Bette Davis is just fine in the role of Joyce Heath, the talented and self-destructive actress who is brought back from the brink by the creepily-obsessive adulation of architect Don Bellows (Franchot Tone). The problem is the herky-jerky and sporadic treatment of the problems that Joyce suffers from, notably alcoholism. She seems to be a heavy drinker just so that she can say she’s a down and out has-been, like it was something to aspire to!
I understand that she’s supposedly drowning her sorrows and having a pity party for herself, but the script didn’t convincingly portray that.
At the beginning of the movie she’s wasted out of her mind until Bellows takes an interest in her and somehow schemes to take her back to his country estate to dry her rummied-ass out.
That’s all well and good except that by the afternoon of day number two, she’s out lounging in the barn taking a cat nap and completely forgets that she has a drinking problem until the end of the movie when Drama 101 demands that we have some sort of conflict and climax, since her triumphant return to the stage by itself wouldn’t be that big of deal with her all sobered up.

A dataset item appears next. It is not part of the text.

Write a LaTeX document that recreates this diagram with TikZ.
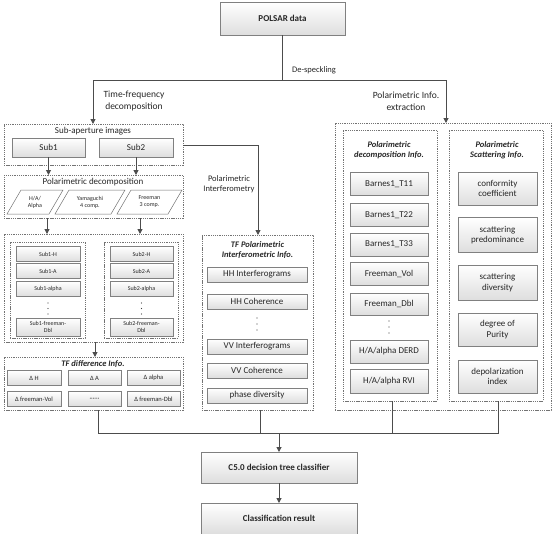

This is also about the time the movie chooses to introduce the fact that she already has a husband, providing some more drama that the movie didn’t rightfully earn. (Why wouldn’t her biggest fan know that she was married? Wouldn’t she mention it when she was agreeing to marry Tone?)
Don has his own romantic problems caused by his sudden hook up with his idol. He’s a high-flying architect/socialite who has all these big condos he’s designing and getting ready to build. He also has himself a fiancee named Gail.
Gail and he are going to be married sometime in the near future and her family is one of those fancy-pants families whose last name is Armitage, so their connections and money are really going to benefit Don.
One night, he and Gail and one of their pals are skipping out on some deadly dull dinner party (at 79 minutes, this movie thankfully doesn’t have the space to actually show us how deadly dull it is, we just get told about it) and decide that what would really be tops is to go down to the carnival and get sno-cones and marvel at the carny folks.
Once down there, they go into some seedy joint for a bite to eat. Don notices a drunken woman across the room and recognizes her as Joyce Heath, the woman who was so good on the stage that it inspired him to become an architect. I know that makes about as much sense as actually becoming an architect, but Tom explained to us earlier that she inspired him to go create and since he couldn’t sing, dance, or draw, he starting designing townhouses!
He manages to ditch his fiancee and goes back to see Joyce. She’s wasted and he takes her back to his place.
Don’s impromptu rehab effort is met with some resistance at first, but before you know it, they’re getting caught in the rain, the bridge back to the city is washed out and he has to spend the night there with her.
Dangerous was all about a pretty limp set up (like your fiancee would really let go off alone at the carnival or that you could simply sort of kidnap a movie star back to your country estate to force her to do all twelve steps at once) and an embarrassingly contrived ending, but I found myself enjoying Don and Joyce’s verbal sparring and the scene where she pretends to read him a play about a man and a woman in a situation that mirrors theirs is very effective.
Joyce tries to be honest with Don (well, except for being married and all) about how she doesn’t know how she’ll feel about all this in the morning or any other day that is to come, but knows she loves him that moment. She’s not portrayed as a starry-eyed innocent or a skank which is usually the only two kinds of roles women can get in movies like this.
Don senses that this is true love and interprets her comments to somehow mean that he should sink $80,000 of his own money in a play that she would star in!
Everything is going along beautifully (the play looks good in rehearsals, Don has dumped Gail, Joyce doesn’t smell like a saloon) until Don pressures her to marry him.
The self-destruction that Joyce seemed predisposed to was never explored in any significant fashion and her problems were really minimized during the film so much as to seem just forgotten about. If the film wanted to show her relapse toward the end to demonstrate that these are problems not easily solved, there was surely a better way than to resort to the soap-opera style secret husband.
If I buy that Don was in love with Joyce or infatuated with her and I think you can safely say that dumping $80,000 on a play qualifies as something beyond “platonic”, why should I believe that he suddenly refused to have anything to do with Joyce once he found out she was married and that he would go running back to Gail? And why would Gail take him back?
The conventional wisdom was that Davis knew the Oscar she won for this film was a make-up call for not winning the year before for Of Human Bondage. She was right and like most make-up calls, Dangerous leaves as bad a taste in your mouth as the initial screw job that was pulled in the first place.